====== Given data

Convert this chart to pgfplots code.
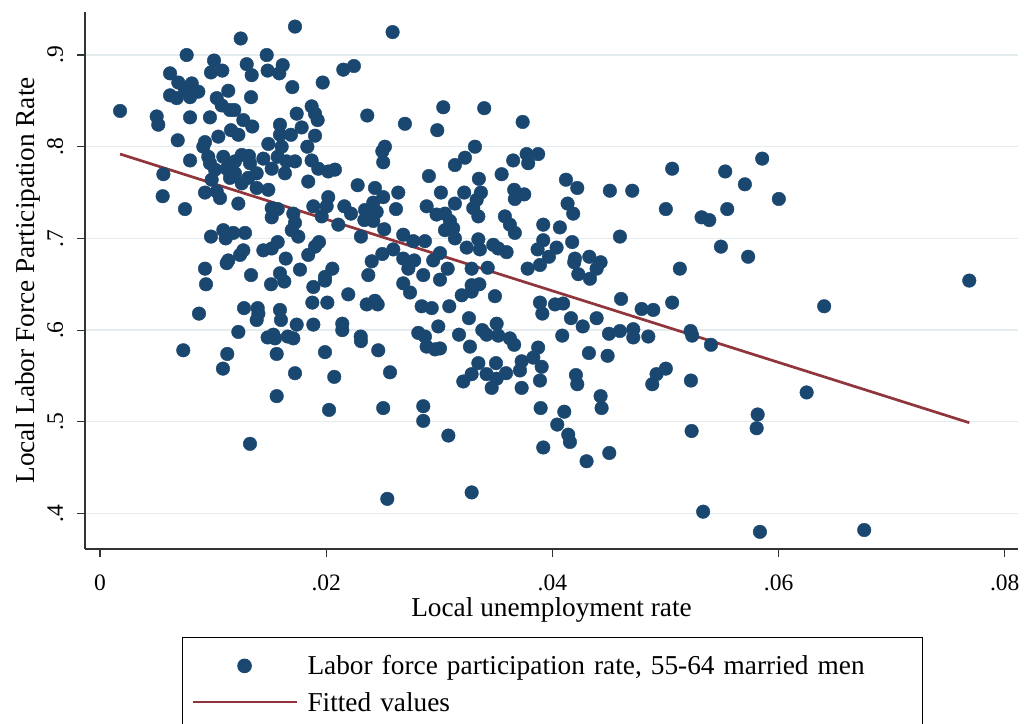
\documentclass[border=0pt]{standalone}
\usepackage{fontspec}
\setmainfont{Liberation Serif}
\usepackage{pgfplots}
\usepackage{pgfplotstable}
\pgfplotsset{compat=1.18}
\definecolor{stnavy}{HTML}{1A476F}
\definecolor{stmaroon}{HTML}{90353B}
\definecolor{stgrid}{HTML}{E4ECEF}
\pgfplotsset{
  dotlegend/.style={legend image code/.code={\draw[mark repeat=2,mark phase=2,##1] plot coordinates {(0pt,0pt) (52pt,0pt) (104pt,0pt)};}},
  linelegend/.style={legend image code/.code={\draw[##1, line width=2pt] (0pt,0pt) -- (104pt,0pt);}},
}
\pgfplotstableread{
x y
0.01724 0.931
0.01244 0.918
0.00766 0.900
0.01474 0.900
0.01008 0.894
0.01297 0.890
0.00981 0.881
0.01081 0.883
0.01341 0.878
0.01482 0.883
0.01615 0.889
0.01585 0.880
0.00619 0.880
0.00692 0.870
0.00811 0.869
0.00869 0.860
0.00619 0.856
0.00678 0.853
0.00796 0.854
0.00751 0.862
0.01134 0.861
0.01700 0.865
0.01969 0.870
0.01335 0.854
0.01032 0.853
0.01076 0.845
0.01149 0.840
0.01187 0.840
0.00177 0.839
0.00501 0.833
0.00515 0.824
0.00796 0.832
0.00972 0.832
0.01739 0.836
0.01871 0.844
0.01901 0.836
0.01924 0.829
0.01267 0.829
0.01346 0.822
0.01591 0.824
0.01783 0.821
0.01158 0.818
0.01046 0.811
0.01223 0.813
0.01591 0.813
0.01688 0.813
0.01901 0.812
0.00687 0.807
0.00928 0.805
0.00913 0.800
0.01488 0.803
0.01606 0.800
0.01833 0.800
0.00796 0.785
0.00957 0.789
0.00972 0.782
0.01090 0.789
0.01193 0.784
0.01253 0.791
0.01317 0.790
0.01326 0.782
0.01444 0.787
0.01571 0.789
0.01650 0.784
0.01724 0.784
0.01871 0.785
0.01930 0.776
0.02018 0.773
0.01017 0.775
0.01120 0.776
0.01193 0.771
0.01385 0.771
0.01518 0.776
0.01635 0.771
0.00987 0.764
0.01149 0.766
0.01311 0.766
0.00560 0.770
0.01841 0.762
0.01253 0.760
0.01385 0.755
0.01488 0.753
0.00928 0.750
0.01032 0.751
0.01061 0.744
0.00554 0.746
0.01223 0.738
0.00751 0.732
0.01518 0.733
0.01571 0.732
0.01518 0.723
0.01709 0.727
0.01724 0.717
0.01886 0.735
0.02018 0.745
0.02004 0.735
0.01960 0.724
0.01695 0.709
0.01753 0.702
0.00981 0.702
0.01090 0.709
0.01111 0.700
0.01178 0.706
0.01282 0.706
0.01571 0.696
0.01518 0.689
0.01444 0.687
0.01267 0.687
0.01238 0.682
0.01134 0.676
0.01120 0.673
0.01642 0.678
0.01841 0.682
0.01901 0.691
0.01936 0.696
0.00928 0.667
0.01768 0.666
0.01591 0.662
0.01335 0.660
0.01989 0.658
0.02054 0.667
0.02587 0.925
0.02151 0.884
0.02245 0.888
0.02363 0.834
0.02696 0.825
0.02982 0.818
0.03035 0.843
0.03397 0.842
0.03737 0.827
0.02519 0.800
0.02496 0.795
0.02504 0.783
0.02077 0.775
0.03315 0.800
0.03227 0.788
0.03138 0.780
0.03653 0.785
0.03772 0.792
0.03874 0.792
0.03786 0.782
0.02908 0.768
0.03350 0.765
0.03551 0.770
0.02278 0.758
0.02431 0.755
0.02637 0.750
0.03014 0.750
0.03220 0.750
0.03368 0.750
0.03662 0.753
0.03751 0.748
0.03668 0.743
0.02160 0.735
0.02219 0.727
0.02343 0.731
0.02416 0.739
0.02504 0.745
0.02446 0.729
0.02337 0.720
0.02416 0.719
0.02617 0.732
0.02888 0.735
0.02976 0.726
0.03050 0.727
0.03138 0.738
0.03300 0.733
0.03345 0.724
0.03330 0.742
0.03094 0.719
0.03050 0.709
0.03138 0.700
0.03123 0.711
0.03580 0.724
0.03624 0.715
0.03668 0.706
0.03919 0.715
0.04066 0.712
0.02107 0.715
0.02307 0.702
0.02513 0.710
0.02681 0.704
0.02770 0.697
0.02873 0.697
0.03242 0.690
0.03345 0.699
0.03359 0.688
0.03477 0.693
0.03521 0.689
0.03595 0.685
0.03869 0.688
0.03919 0.698
0.03969 0.680
0.04037 0.690
0.02496 0.683
0.02593 0.688
0.02402 0.675
0.02681 0.678
0.02778 0.676
0.02726 0.667
0.02946 0.676
0.03006 0.684
0.03074 0.667
0.03286 0.667
0.03428 0.668
0.03781 0.667
0.03890 0.671
0.02372 0.660
0.02858 0.660
0.05855 0.787
0.05059 0.776
0.05528 0.773
0.04120 0.764
0.04220 0.755
0.04508 0.752
0.04706 0.752
0.05702 0.759
0.06002 0.743
0.04134 0.738
0.04184 0.727
0.05003 0.732
0.05319 0.723
0.05387 0.720
0.05546 0.732
0.04175 0.696
0.04597 0.702
0.05490 0.691
0.05731 0.680
0.04199 0.678
0.04193 0.674
0.04326 0.680
0.04426 0.674
0.04391 0.667
0.04229 0.661
0.04332 0.656
0.05127 0.667
0.07686 0.654
0.06403 0.626
0.06248 0.532
0.06757 0.382
0.00937 0.650
0.01512 0.650
0.01629 0.653
0.01886 0.647
0.01989 0.654
0.00875 0.618
0.01273 0.624
0.01394 0.624
0.01400 0.618
0.01385 0.611
0.01591 0.622
0.01600 0.611
0.01877 0.630
0.02010 0.630
0.01739 0.606
0.01886 0.606
0.01223 0.598
0.01482 0.592
0.01532 0.595
0.01547 0.591
0.01660 0.593
0.01709 0.591
0.00736 0.578
0.01125 0.574
0.01562 0.574
0.01989 0.576
0.01087 0.558
0.01724 0.553
0.02071 0.549
0.01562 0.528
0.02025 0.513
0.01326 0.476
0.02195 0.639
0.02358 0.628
0.02431 0.632
0.02455 0.628
0.02681 0.651
0.02741 0.641
0.03006 0.655
0.02844 0.626
0.02933 0.624
0.03088 0.626
0.03198 0.638
0.03286 0.649
0.03354 0.650
0.03286 0.642
0.03492 0.637
0.02142 0.607
0.02142 0.600
0.02305 0.593
0.02307 0.588
0.02460 0.578
0.02564 0.554
0.02504 0.515
0.02814 0.597
0.02873 0.593
0.02991 0.604
0.02888 0.582
0.02962 0.579
0.03006 0.580
0.03174 0.595
0.03262 0.613
0.03271 0.582
0.03380 0.600
0.03418 0.595
0.03507 0.607
0.03521 0.594
0.03624 0.591
0.03662 0.584
0.03345 0.564
0.03286 0.552
0.03212 0.544
0.03418 0.552
0.03501 0.564
0.03507 0.547
0.03463 0.537
0.03590 0.553
0.03728 0.566
0.03713 0.556
0.03728 0.537
0.03831 0.570
0.03874 0.581
0.03905 0.560
0.03890 0.545
0.03890 0.630
0.03911 0.618
0.04023 0.628
0.04095 0.629
0.04087 0.594
0.02858 0.517
0.02858 0.501
0.03080 0.485
0.03896 0.515
0.04043 0.497
0.03919 0.472
0.04105 0.511
0.02540 0.416
0.03286 0.423
0.04164 0.613
0.04268 0.604
0.04391 0.613
0.04607 0.634
0.04500 0.596
0.04597 0.599
0.04715 0.601
0.04715 0.592
0.04848 0.593
0.04789 0.623
0.04892 0.622
0.05059 0.630
0.05222 0.599
0.05236 0.594
0.05402 0.584
0.04323 0.575
0.04488 0.572
0.04208 0.551
0.04220 0.541
0.04426 0.528
0.04435 0.515
0.04921 0.552
0.05003 0.558
0.04883 0.541
0.05225 0.545
0.04140 0.486
0.04155 0.478
0.04503 0.466
0.04302 0.457
0.05231 0.490
0.05815 0.508
0.05806 0.493
0.05333 0.402
0.05835 0.380
}\lfpdata
\begin{document}
\begin{tikzpicture}
\useasboundingbox (0,0) rectangle (1024pt,723pt);
\begin{axis}[
  at={(85pt,174pt)}, anchor=south west,
  scale only axis, width=933pt, height=537pt,
  xmin=-0.00133, xmax=0.08117, ymin=0.3613, ymax=0.9469,
  clip=false,
  scaled x ticks=false, scaled y ticks=false,
  axis x line*=bottom, axis y line*=left,
  axis line style={-, black!80, line width=1.2pt},
  xtick={0,0.02,0.04,0.06,0.08}, xticklabels={0,.02,.04,.06,.08},
  ytick={0.4,0.5,0.6,0.7,0.8,0.9}, yticklabels={.4,.5,.6,.7,.8,.9},
  tick align=outside, major tick length=8pt,
  tick style={black!80, line width=1.2pt},
  ymajorgrids, grid style={stgrid, line width=1.3pt},
  xticklabel style={font=\fontsize{23.5}{27}\selectfont, anchor=north, inner sep=0pt, yshift=-18pt},
  yticklabel style={font=\fontsize{23.5}{27}\selectfont, inner sep=0pt, xshift=-13.6pt, rotate=90, anchor=south},
  xlabel={Local unemployment rate},
  ylabel={Local Labor Force Participation Rate},
  xlabel style={font=\fontsize{27.3}{33}\selectfont, at={(axis description cs:0.5,-0.1261)}, anchor=base, inner sep=0pt},
  ylabel style={font=\fontsize{27.3}{33}\selectfont, at={(axis description cs:-0.0539,0.5)}, anchor=base, inner sep=0pt},
  legend cell align=left,
  legend style={at={(axis description cs:0.104,-0.1639)}, anchor=north west,
    draw=black, line width=1pt, font=\fontsize{27.3}{33}\selectfont,
    inner xsep=9pt, inner ysep=18pt, row sep=16pt,
    nodes={inner sep=0pt},
    /tikz/every odd column/.append style={column sep=10pt},
    /tikz/every even column/.append style={text width=606pt}},
]
\addplot[only marks, mark=*, mark size=6.8pt, color=stnavy, dotlegend]
  table[x=x, y=y] {\lfpdata};
\addlegendentry{Labor force participation rate, 55-64 married men}
\addplot[stmaroon, line width=2.7pt, mark=none, linelegend]
  coordinates {(0.00177,0.792) (0.07686,0.499)};
\addlegendentry{Fitted values}
\end{axis}
\end{tikzpicture}
\end{document}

============

Task requirements
Check each line of the data above for the word "code" and say how many lines have it. Give the number alone.

The result
3